Recently I listened to Caliphate, a podcast documentary, that I found fairly illuminating, and you’ll likely find it helpful, too. The podcast offers an inside look at the totalitarian quasi-state that ISIS built and how the group managed to attract tens of thousands of followers to live under its rule and fight for its cause.
The podcast series follows Rukmini Callimachi, a foreign correspondent for the New York Times, as she doggedly seeks to make sense of the Islamic State phenomenon. What makes her reporting illuminating is that she manages to track down good sources: she sifts through thousands of internal ISIS documents, captured after battles to eject the group from its strongholds; she interviews ISIS recruiters and operatives; she tracks down Yezidi girls whom ISIS fighters had enslaved.

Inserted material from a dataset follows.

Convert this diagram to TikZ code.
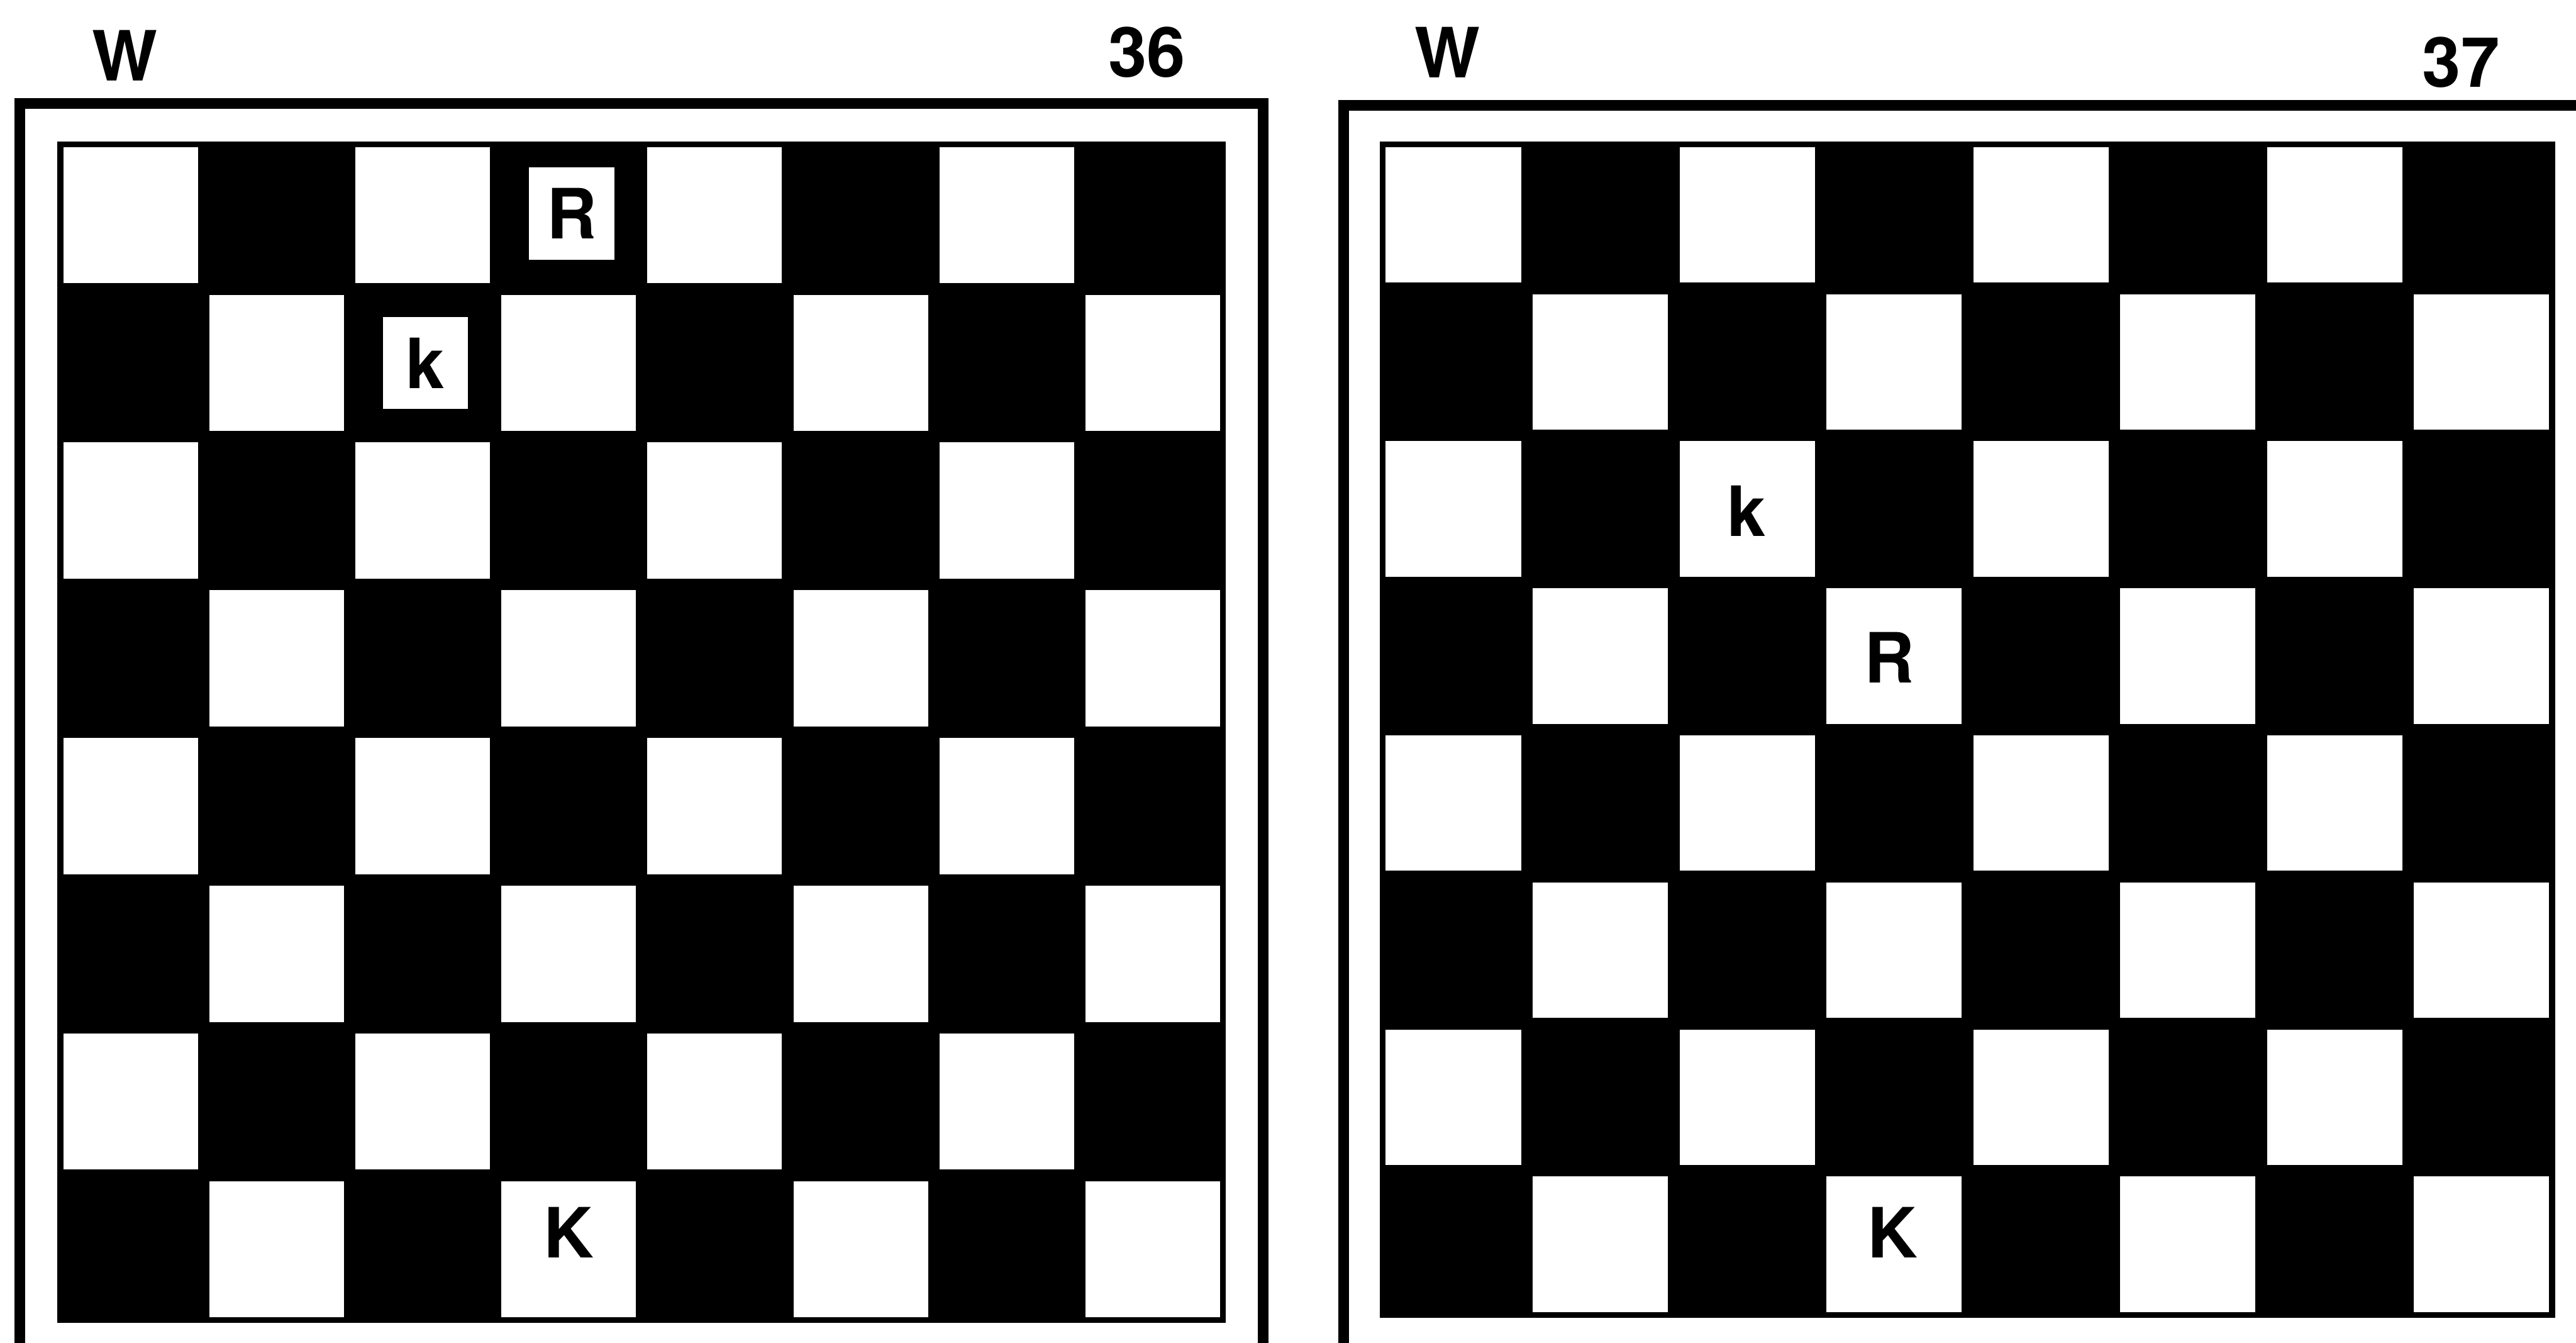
\documentclass[tikz,border=0pt]{standalone}
\usepackage{fontspec}
\setmainfont{TeX Gyre Heros}
\usepackage{tikz}
\usetikzlibrary{positioning}
\definecolor{BoardDark}{HTML}{000000}
\definecolor{BoardLight}{HTML}{FFFFFF}

\begin{document}
\begin{tikzpicture}[x=0.1mm, y=-0.1mm, font=\fontsize{12}{14}\selectfont\bfseries,
    frameline/.style={draw=BoardDark, line width=0.65mm},
    lightsq/.style={fill=BoardLight},
    piecebox/.style={fill=BoardLight, rectangle, inner sep=0pt, minimum width=5.2mm, minimum height=5.6mm},
    piece/.style={inner sep=0pt},
    caption/.style={inner sep=0pt}]
      \useasboundingbox (0,0) rectangle (1568,817);

      % Frames
      \draw[frameline] (12,818) -- (12,63) -- (769,63) -- (769,818);
      \draw[frameline] (818,818) -- (818,64) -- (1570,64);

      % Boards
      \foreach \bx/\by/\px/\py in {35/86/88.9/89.9, 840/86/89.4/89.5} {
        \fill[BoardDark] (\bx,\by) rectangle ++({8*\px},{8*\py});
        \foreach \r in {0,...,7} {
          \foreach \c in {0,...,7} {
            \pgfmathtruncatemacro{\odd}{mod(\r+\c,2)}
            \ifnum\odd=0
              \fill[lightsq] ({\bx+\c*\px+3.5},{\by+\r*\py+3.5}) rectangle ++({\px-7},{\py-7});
            \fi
          }
        }
      }

      % Captions
      \node[caption] (leftW) at (76,34) {W};
      \node[caption] (leftNum) at (698,32) {36};
      \node[caption] (rightW) at (881,32) {W};
      \node[caption] (rightNum) at (1498,38) {37};

      % Pieces
      \node[piecebox] (leftRook) at (348,130) {R};
      \node[piecebox] (leftKing) at (259,221) {k};
      \node[piece] (leftWKing) at (346,750) {K};
      \node[piece] (rightKing) at (1063,311) {k};
      \node[piece] (rightRook) at (1150,400) {R};
      \node[piece] (rightWKing) at (1152,750) {K};
    \end{tikzpicture}
\end{document}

The focus is on Callimachi’s research and experiences, rather than building an argument about the jihadist movement. But from the evidence Callimachi uncovers, one theme comes through starkly: ISIS is ideas-driven.

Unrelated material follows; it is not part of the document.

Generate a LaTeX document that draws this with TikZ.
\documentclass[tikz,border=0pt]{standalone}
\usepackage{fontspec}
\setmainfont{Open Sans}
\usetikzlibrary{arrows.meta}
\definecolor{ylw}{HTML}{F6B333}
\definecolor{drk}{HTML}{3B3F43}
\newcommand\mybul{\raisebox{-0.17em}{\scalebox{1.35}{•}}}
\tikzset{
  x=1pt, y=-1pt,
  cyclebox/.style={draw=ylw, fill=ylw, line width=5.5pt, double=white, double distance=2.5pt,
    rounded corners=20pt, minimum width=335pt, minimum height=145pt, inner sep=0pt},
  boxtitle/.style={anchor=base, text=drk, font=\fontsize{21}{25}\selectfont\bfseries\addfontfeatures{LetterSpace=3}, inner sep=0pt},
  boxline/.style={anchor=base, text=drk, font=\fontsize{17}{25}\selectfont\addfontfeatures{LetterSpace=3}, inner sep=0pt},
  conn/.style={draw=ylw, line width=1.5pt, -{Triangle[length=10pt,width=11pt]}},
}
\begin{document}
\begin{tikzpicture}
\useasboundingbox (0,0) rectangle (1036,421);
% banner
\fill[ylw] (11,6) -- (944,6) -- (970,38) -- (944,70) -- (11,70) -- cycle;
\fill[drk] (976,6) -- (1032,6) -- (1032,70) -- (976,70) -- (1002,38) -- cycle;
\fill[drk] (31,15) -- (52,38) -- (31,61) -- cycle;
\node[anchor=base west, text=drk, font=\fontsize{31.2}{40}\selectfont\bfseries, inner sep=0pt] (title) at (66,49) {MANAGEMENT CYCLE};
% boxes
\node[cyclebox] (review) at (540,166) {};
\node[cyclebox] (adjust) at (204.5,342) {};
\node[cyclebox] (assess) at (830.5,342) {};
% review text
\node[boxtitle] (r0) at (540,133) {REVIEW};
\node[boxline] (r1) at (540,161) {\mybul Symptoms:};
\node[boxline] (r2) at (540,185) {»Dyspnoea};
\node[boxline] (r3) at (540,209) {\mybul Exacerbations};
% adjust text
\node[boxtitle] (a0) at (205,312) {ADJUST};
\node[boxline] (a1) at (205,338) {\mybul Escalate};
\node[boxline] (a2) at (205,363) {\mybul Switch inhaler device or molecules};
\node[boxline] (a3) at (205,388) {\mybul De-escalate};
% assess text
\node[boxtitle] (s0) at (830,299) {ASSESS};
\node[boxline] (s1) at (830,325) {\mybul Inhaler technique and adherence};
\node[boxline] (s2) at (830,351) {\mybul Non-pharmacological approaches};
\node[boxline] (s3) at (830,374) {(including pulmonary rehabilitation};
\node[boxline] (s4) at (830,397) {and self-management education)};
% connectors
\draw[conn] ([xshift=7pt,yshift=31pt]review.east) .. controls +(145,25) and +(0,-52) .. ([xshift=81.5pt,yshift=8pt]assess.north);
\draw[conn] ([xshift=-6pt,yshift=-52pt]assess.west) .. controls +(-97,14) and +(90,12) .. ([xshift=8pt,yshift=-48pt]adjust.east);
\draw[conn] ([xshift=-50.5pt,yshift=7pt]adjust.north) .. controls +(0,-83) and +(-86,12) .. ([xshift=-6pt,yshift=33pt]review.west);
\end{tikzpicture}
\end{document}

It is deeply rooted in the ideas of Islam. What draws so many people to it is a religious framework, rather than, say, economic privation. We see that, for instance, in the process that one (former) recruiter deployed to attract followers to the cause. We also see it in the Islamic State’s revival of the practice of human slavery, deeming non-Muslim women (actually, often young girls) captured in battle as spoils of war. Before raping these women, jihadists would kneel down in prayer.
From its barbaric forms of capital punishment, reflecting interpretations of religious tradition, to the institution of a “morality police,” the more one learns about how ISIS operated, the more evident it is that the group was animated by its religious beliefs.
Listening to Caliphate is comparable to digesting a long, well-crafted magazine article. The podcast series is largely a present-tense, reportorial perspective on the group and its deeds; if you’re curious to learn more about the ideology animating ISIS and the jihadist movement broadly, you should take a look at additional sources. Nor is the podcast a way to understand the impact of American foreign policy in the region, an issue that deserves its own in-depth exploration. We do hear a little about that from Callimachi herself (in passing), and, from what I can make of her view, I disagree with her perspective.
By now ISIS has lost almost all of the territory it once controlled in Syria and Iraq. But it would be folly to suppose that we’ve heard the last of these barbarians. Of the many thousands of foreigners who flocked to join ISIS and fight for it, a good number have survived and returned home.
To listen to Caliphate is to be reminded that it’s dangerous to underestimate the jihadists.